Les canons du ciel, c’est l’histoire d’une carrière de pilote de chasse brisée par les accidents aériens et la guerre, amenant l’intéressé motivé, et prêt à tous les sacrifices, à changer complètement de voie.
Pourtant, dès les premiers vols il sut que le métier était dur et dangereux. Son lâché n’avait-il pas été reporté à cause d’un crash arrivé sous ses yeux, occasionnant la mort de l’équipage dans une boule de feu ? Le plaisir du vol et la fierté de réussir sa progression dans les difficiles écoles américaines lui avaient fait oublier ces mauvais moments. Quel plaisir de porter à la fois les insignes de pilote de chasse français et américain et de pouvoir s’en confier à ses amours et à ses proches !
Dès sa première affectation en escadre de chasse, sur Mistral en Algérie, la dangerosité du métier se rappellera à lui lorsque l’un des pilotes s’éjectera en mer et coulera avant l’arrivée des secours, et surtout lorsqu’il s’éjectera à son tour, percuté en plein vol de patrouille par son équipier qui n’avait pas pu l’éviter. Celui-ci fut tué dans l’accident. Lui, blessé, fit un séjour à l’hôpital suivi d’entretiens avec un psychologue pour en dominer tous les traumatismes. Dans cet accident le plus marquant est sans doute qu’il fut alors secouru groggy par les gens d’un village, qu’il mettra à feu et à sang quelque temps après, à coups de roquettes, un funeste dimanche où l’absurdité de la guerre se rappellera cruellement à lui.
Sûr que le passage du mono-réacteur Mistral, tirant de loin, presque en aveugle sur des cibles désignées par d’autres, au T-6, ex avion école à hélice de 800 ch, où l’attaque devenait un véritable duel les yeux dans les yeux, changeait complètement la donne. Son appareil sera d’ailleurs touché plusieurs fois par l’adversaire. Pour lui, dans ces combats où il donnait son meilleur, chaque obus tiré sur des hommes qu’il voyait courir pour se mettre à l’abri, et auxquels sa juste visée ne laissait aucune chance, ébranlait de plus en plus ses certitudes et sa vocation initiale. S’en suivait, au retour, les remords d’avoir attaqué simplement pour obéir aux ordres, mais en totale contradiction avec ses pensées profondes, juste pour faire ce qu’on attendait de lui.
En rentrant d’Algérie, il quittera l’armée de l’air et sera pilote dans l’aviation civile.

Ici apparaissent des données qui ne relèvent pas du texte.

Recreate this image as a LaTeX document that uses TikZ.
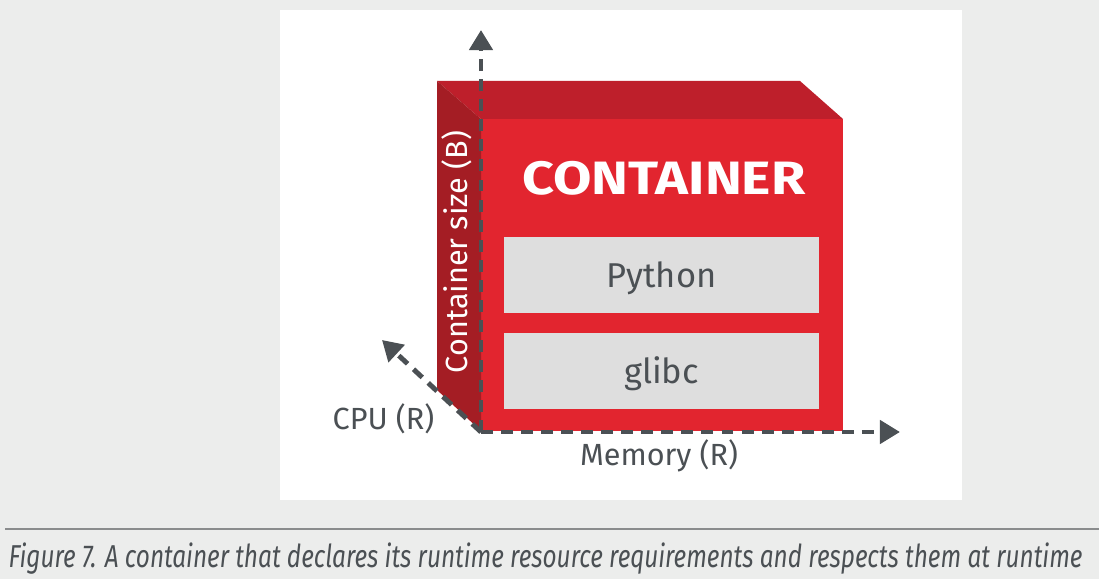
\documentclass[tikz,border=0pt]{standalone}
\usepackage{fontspec}
\setmainfont{Fira Sans}
\newfontfamily\widefont[FakeStretch=1.19]{Fira Sans}
\newfontfamily\narrowfont[FakeStretch=0.77]{Fira Sans}
\usepackage{xcolor}
\usetikzlibrary{arrows.meta, positioning}

\definecolor{bgGray}{HTML}{ECEDEC}
\definecolor{frontRed}{HTML}{E2252F}
\definecolor{topRed}{HTML}{BE1F2B}
\definecolor{sideRed}{HTML}{A41D24}
\definecolor{libGray}{HTML}{DEDEDE}
\definecolor{inkGray}{HTML}{4B5054}
\definecolor{ruleGray}{HTML}{8A8C8D}

\begin{document}
\begin{tikzpicture}[x=0.01cm, y=-0.01cm,
    axis/.style={draw=inkGray, line width=1.4pt, dash pattern=on 3.4pt off 2.3pt,
      -{Triangle[width=6.5pt,length=5.7pt]}},
    libbox/.style={fill=libGray, minimum width=3.15cm, minimum height=0.76cm, inner sep=0pt,
      text=inkGray, font=\fontsize{9.8}{11}\selectfont, text height=7pt, text depth=0pt},
    axislabel/.style={text=inkGray, font=\fontsize{8.7}{10}\selectfont, inner sep=0pt, anchor=base}]

    % Sfondo
    \useasboundingbox (0,0) rectangle (1099,579);
    \fill[bgGray] (0,0) rectangle (1099,579);
    \fill[white] (280,10) rectangle (962,500);

    % Cubo
    \fill[frontRed] (481,119) rectangle (843,431);
    \fill[topRed] (437,81) -- (800,81) -- (843,119) -- (481,119) -- cycle;
    \fill[sideRed] (437,81) -- (481,119) -- (481,431) -- (437,390) -- cycle;

    \node[text=white, font=\widefont\fontsize{13.3}{15}\bfseries, inner sep=0pt, anchor=base] (title) at (664,195) {CONTAINER};
    \node[libbox] (python) at (661.5,275) {Python};
    \node[libbox] (glibc) at (661.5,371) {glibc};
    \node[text=white, font=\fontsize{8.7}{10}\selectfont, inner sep=0pt, rotate=90] (size) at (457,252) {Container size (B)};

    % Assi
    \coordinate (O) at (481,432);
    \coordinate (up) at (481,30);
    \coordinate (right) at (900,432);
    \coordinate (back) at (382,340);
    \draw[axis] (O) -- (up);
    \draw[axis] (O) -- (right);
    \draw[axis] (O) -- (back);

    \node[axislabel] (cpu) at (383.5,430) {CPU (R)};
    \node[axislabel] (memory) at (659,466) {Memory (R)};

    % Didascalia
    \draw[ruleGray, line width=0.6pt] (5,529) -- (1099,529);
    \node[anchor=base west, inner sep=0pt, text=inkGray, font=\narrowfont\fontsize{9.0}{11}\itshape] (caption) at (8,568)
      {Figure 7. A container that declares its runtime resource requirements and respects them at runtime};
\end{tikzpicture}
\end{document}
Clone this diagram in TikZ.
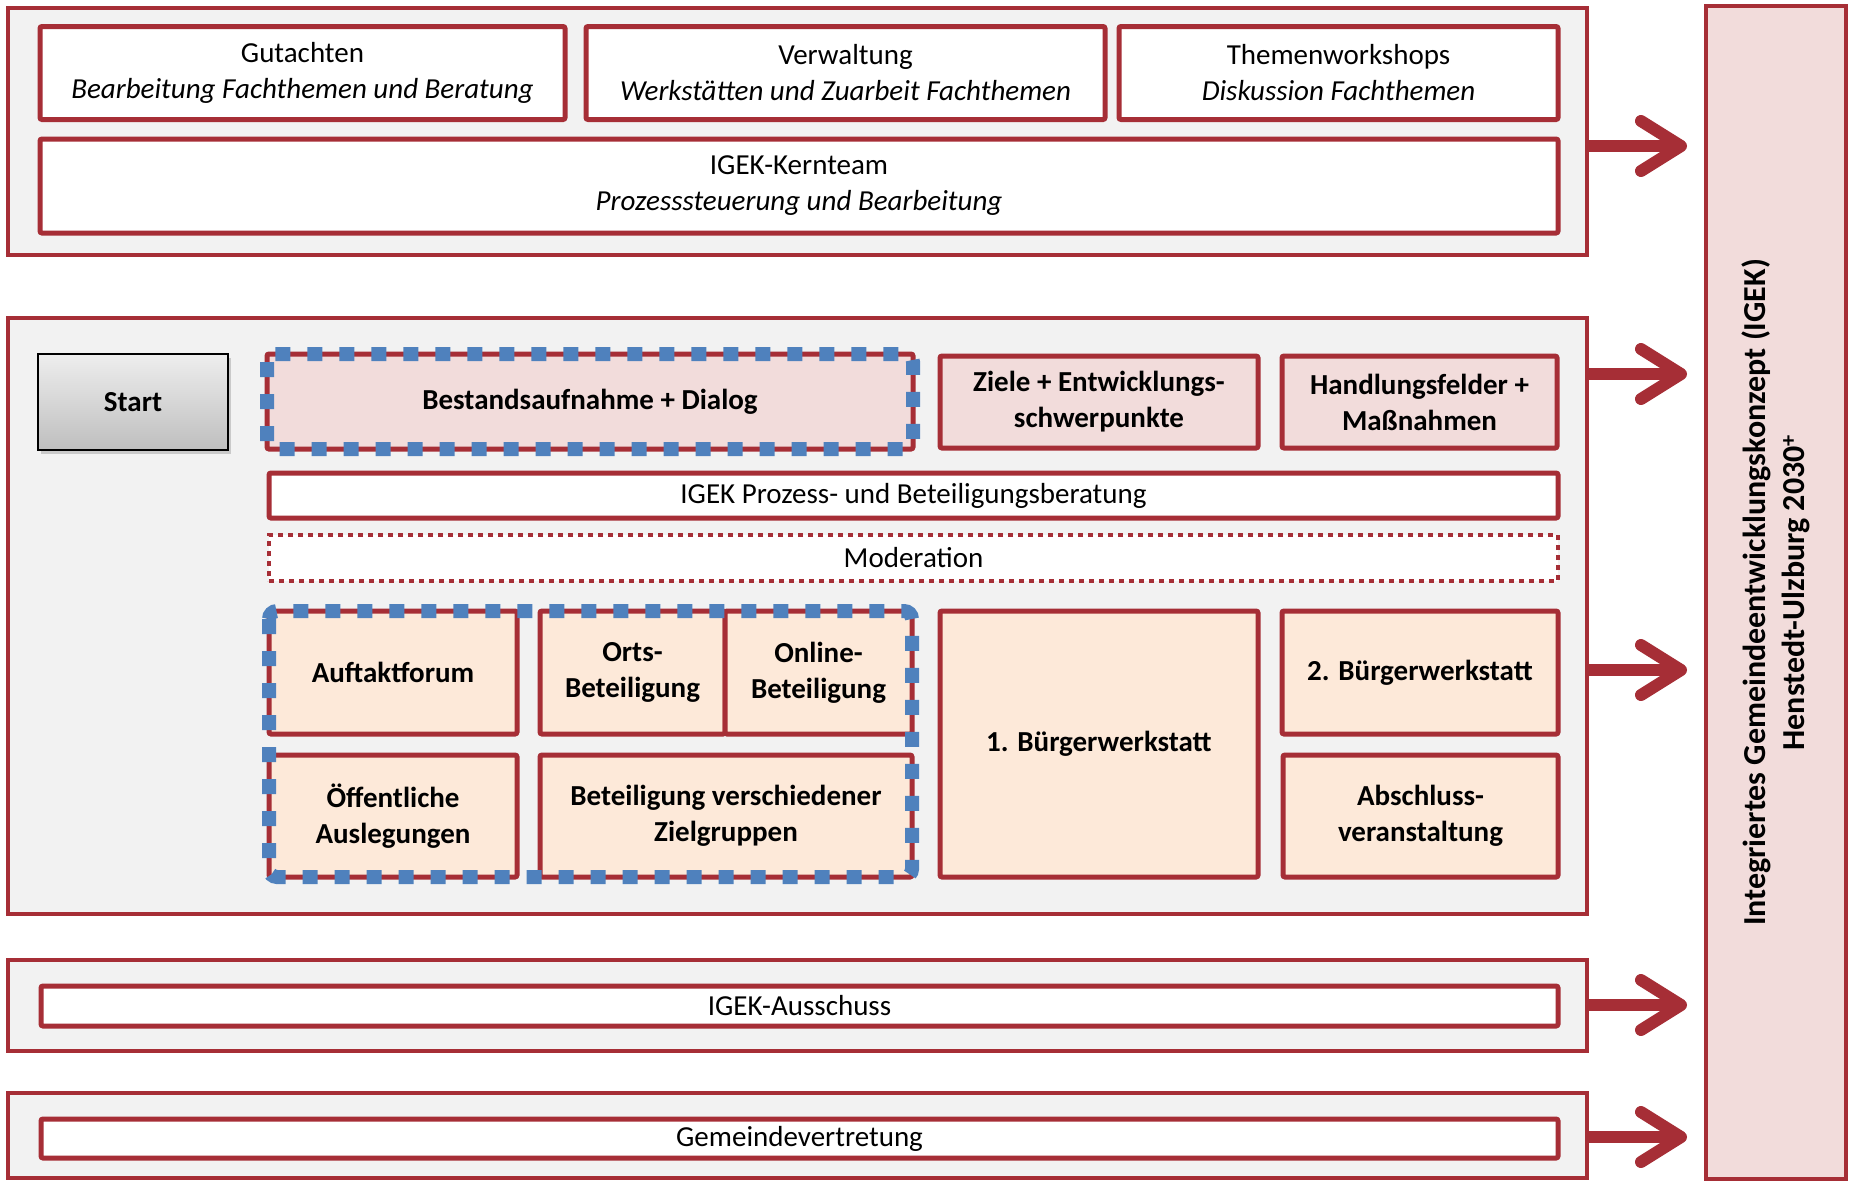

Le style très agréable de Francis Ducrest, déjà salué à l’occasion de la publication de L’aviateur, donne à ce récit toute son âme, sa vérité et une sincérité absolue qui doit être saluée. De belles pages et de beaux écrits sur un sujet qui n’a pas fini d’interroger les hommes !
Richard Feeser
110 pages, 15,3 x 24 cm, broché
NDLR : Les canons du ciel, livre-témoignage, avait fait en 1960 l’objet d’une version plus « lisse » sous pseudonyme, Francis Ducrest étant encore d’active. Cette nouvelle édition, beaucoup moins consensuelle, recèle de nombreux ajouts.